Now here's a different kind of teenage goth kid- specifically Southern Goth.
John Kennedy Toole wrote this short (162 svelte pages) Southern Gothic novel as a teenager, age 16. It shows surprising skill and craft for the creation of one so young. It also shows surprising emotional maturity for one so young.
It reads very well. Toole did an excellent job of creating not just a feel of the little Louisiana town, but several strong characters- most notably his Aunt Mae. He doesn't have a strong "plot" in the sense of a discreet continual storyline, but the succession of events over several years adds up to a statement and viewpoint. He brings it all together with a big conclusion. It works.
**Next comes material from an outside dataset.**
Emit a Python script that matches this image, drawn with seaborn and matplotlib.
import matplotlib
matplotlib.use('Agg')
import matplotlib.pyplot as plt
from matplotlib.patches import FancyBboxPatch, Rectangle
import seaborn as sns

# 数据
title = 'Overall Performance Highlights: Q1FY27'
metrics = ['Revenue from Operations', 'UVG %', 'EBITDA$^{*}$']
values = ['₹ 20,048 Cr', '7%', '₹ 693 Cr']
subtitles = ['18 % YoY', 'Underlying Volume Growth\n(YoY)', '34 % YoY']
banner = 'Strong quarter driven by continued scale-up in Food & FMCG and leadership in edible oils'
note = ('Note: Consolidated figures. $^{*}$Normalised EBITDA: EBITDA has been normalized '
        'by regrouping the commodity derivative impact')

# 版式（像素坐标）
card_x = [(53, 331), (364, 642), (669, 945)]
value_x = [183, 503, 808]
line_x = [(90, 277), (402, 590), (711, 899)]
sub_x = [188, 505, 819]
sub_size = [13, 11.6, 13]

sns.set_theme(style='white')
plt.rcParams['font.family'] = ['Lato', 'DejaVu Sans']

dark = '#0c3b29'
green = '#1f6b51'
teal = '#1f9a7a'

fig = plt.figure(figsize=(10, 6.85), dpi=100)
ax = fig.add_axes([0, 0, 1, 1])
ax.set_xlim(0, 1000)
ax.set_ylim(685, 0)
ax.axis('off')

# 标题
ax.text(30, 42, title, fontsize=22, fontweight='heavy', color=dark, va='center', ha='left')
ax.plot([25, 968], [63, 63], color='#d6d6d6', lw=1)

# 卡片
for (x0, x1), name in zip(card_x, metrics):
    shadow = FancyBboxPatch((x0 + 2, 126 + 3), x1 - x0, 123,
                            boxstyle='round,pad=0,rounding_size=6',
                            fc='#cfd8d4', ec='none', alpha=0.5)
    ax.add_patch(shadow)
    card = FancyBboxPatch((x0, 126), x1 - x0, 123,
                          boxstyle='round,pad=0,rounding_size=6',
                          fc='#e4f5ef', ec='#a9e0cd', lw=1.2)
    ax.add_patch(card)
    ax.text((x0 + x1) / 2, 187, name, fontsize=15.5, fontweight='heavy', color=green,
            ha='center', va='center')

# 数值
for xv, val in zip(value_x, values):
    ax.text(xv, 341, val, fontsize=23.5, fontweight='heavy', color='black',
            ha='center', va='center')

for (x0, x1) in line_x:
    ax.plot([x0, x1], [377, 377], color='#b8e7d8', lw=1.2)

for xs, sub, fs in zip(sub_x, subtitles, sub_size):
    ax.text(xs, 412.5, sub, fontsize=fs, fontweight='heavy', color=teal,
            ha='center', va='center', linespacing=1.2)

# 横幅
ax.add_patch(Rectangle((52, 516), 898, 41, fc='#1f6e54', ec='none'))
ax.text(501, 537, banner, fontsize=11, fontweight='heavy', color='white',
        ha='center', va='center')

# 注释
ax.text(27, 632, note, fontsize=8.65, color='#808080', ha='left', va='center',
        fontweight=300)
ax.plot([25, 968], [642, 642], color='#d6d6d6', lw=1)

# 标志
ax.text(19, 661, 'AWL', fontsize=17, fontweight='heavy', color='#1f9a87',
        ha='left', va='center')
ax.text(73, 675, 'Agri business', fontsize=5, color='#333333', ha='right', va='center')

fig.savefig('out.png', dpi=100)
This book would be really excellent for high school aged readers. Though the protagonist is a boy, the sensitivities and the dominance of female characters would make this more obviously appealing to a teenage girl rather than boys of that age.
The Neon Bible rates pretty good as a book in its own right for adults or teens, but it really rates as a must-read for anyone who's big on Toole's other book, the Pulitzer winning A Confederacy of Dunces. It gives more clues and depth of meaning to his better known book.
For starters, now I'm thinking about Confederacy as a Southern goth novel turned inside out. Like The Neon Bible, it has all the decaying Southern atmosphere, and the tragic characters trapped by their birth. Confederacy is from one angle a comic Southern goth riff.
There are numerous similarities beneath the surfaces of what seem like very different styles and tones. Both novels have boys dependent on weak, deteriorating mother characters.
Most striking, both of Toole's novels end with their protagonists fleeing their homes, desperately hoping for some kind of unknown deliverance or redemption in some random place far away from a home they've never before left. In both cases, the flight resolves the immediate story lines, yet leaves the character lost and hanging out in space. You can really see how the author was staring into the abyss in both novels.